(begin)

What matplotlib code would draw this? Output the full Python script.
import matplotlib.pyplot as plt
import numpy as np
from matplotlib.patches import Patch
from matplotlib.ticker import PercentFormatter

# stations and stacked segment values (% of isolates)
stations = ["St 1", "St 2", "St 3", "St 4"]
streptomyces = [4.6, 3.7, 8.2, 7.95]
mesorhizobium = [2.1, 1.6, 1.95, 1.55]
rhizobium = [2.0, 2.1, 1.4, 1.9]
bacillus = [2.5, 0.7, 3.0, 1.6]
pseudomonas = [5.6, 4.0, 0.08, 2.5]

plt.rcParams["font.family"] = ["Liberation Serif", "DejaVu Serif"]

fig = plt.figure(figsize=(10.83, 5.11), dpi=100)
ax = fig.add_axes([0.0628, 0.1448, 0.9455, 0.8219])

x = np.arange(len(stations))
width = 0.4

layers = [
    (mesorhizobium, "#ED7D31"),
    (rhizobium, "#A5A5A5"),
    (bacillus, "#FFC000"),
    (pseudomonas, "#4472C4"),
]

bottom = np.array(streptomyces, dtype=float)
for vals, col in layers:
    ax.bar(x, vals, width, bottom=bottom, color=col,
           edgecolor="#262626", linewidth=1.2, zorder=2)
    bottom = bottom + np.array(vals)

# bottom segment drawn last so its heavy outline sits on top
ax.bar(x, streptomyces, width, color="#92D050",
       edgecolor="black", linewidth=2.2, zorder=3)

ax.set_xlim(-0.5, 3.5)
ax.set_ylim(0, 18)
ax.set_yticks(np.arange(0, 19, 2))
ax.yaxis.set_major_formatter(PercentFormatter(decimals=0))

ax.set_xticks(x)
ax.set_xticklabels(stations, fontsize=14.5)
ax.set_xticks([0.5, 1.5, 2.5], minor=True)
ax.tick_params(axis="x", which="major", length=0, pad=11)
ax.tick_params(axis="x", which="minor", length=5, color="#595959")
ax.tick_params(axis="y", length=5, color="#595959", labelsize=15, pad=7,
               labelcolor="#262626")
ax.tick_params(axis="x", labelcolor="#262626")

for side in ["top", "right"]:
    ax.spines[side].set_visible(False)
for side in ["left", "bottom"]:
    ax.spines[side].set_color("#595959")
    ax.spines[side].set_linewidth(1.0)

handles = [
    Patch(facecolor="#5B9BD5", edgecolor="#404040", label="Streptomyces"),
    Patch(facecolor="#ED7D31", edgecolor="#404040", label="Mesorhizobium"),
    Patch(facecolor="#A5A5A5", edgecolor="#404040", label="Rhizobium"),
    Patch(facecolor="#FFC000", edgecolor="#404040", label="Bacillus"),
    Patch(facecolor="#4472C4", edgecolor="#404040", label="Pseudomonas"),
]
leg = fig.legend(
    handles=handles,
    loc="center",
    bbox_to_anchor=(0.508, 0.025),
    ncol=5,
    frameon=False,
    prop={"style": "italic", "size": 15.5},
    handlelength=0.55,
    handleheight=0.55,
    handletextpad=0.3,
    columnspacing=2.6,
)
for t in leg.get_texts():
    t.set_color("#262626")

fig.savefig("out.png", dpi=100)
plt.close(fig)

(end)

### WORK REQUIRED
Quote the listing word for word from its first line through the line in which "ax.spines[side].set_linewidth(1.0)" appears.

### WRITTEN REPLY
What matplotlib code would draw this? Output the full Python script.
import matplotlib.pyplot as plt
import numpy as np
from matplotlib.patches import Patch
from matplotlib.ticker import PercentFormatter

# stations and stacked segment values (% of isolates)
stations = ["St 1", "St 2", "St 3", "St 4"]
streptomyces = [4.6, 3.7, 8.2, 7.95]
mesorhizobium = [2.1, 1.6, 1.95, 1.55]
rhizobium = [2.0, 2.1, 1.4, 1.9]
bacillus = [2.5, 0.7, 3.0, 1.6]
pseudomonas = [5.6, 4.0, 0.08, 2.5]

plt.rcParams["font.family"] = ["Liberation Serif", "DejaVu Serif"]

fig = plt.figure(figsize=(10.83, 5.11), dpi=100)
ax = fig.add_axes([0.0628, 0.1448, 0.9455, 0.8219])

x = np.arange(len(stations))
width = 0.4

layers = [
    (mesorhizobium, "#ED7D31"),
    (rhizobium, "#A5A5A5"),
    (bacillus, "#FFC000"),
    (pseudomonas, "#4472C4"),
]

bottom = np.array(streptomyces, dtype=float)
for vals, col in layers:
    ax.bar(x, vals, width, bottom=bottom, color=col,
           edgecolor="#262626", linewidth=1.2, zorder=2)
    bottom = bottom + np.array(vals)

# bottom segment drawn last so its heavy outline sits on top
ax.bar(x, streptomyces, width, color="#92D050",
       edgecolor="black", linewidth=2.2, zorder=3)

ax.set_xlim(-0.5, 3.5)
ax.set_ylim(0, 18)
ax.set_yticks(np.arange(0, 19, 2))
ax.yaxis.set_major_formatter(PercentFormatter(decimals=0))

ax.set_xticks(x)
ax.set_xticklabels(stations, fontsize=14.5)
ax.set_xticks([0.5, 1.5, 2.5], minor=True)
ax.tick_params(axis="x", which="major", length=0, pad=11)
ax.tick_params(axis="x", which="minor", length=5, color="#595959")
ax.tick_params(axis="y", length=5, color="#595959", labelsize=15, pad=7,
               labelcolor="#262626")
ax.tick_params(axis="x", labelcolor="#262626")

for side in ["top", "right"]:
    ax.spines[side].set_visible(False)
for side in ["left", "bottom"]:
    ax.spines[side].set_color("#595959")
    ax.spines[side].set_linewidth(1.0)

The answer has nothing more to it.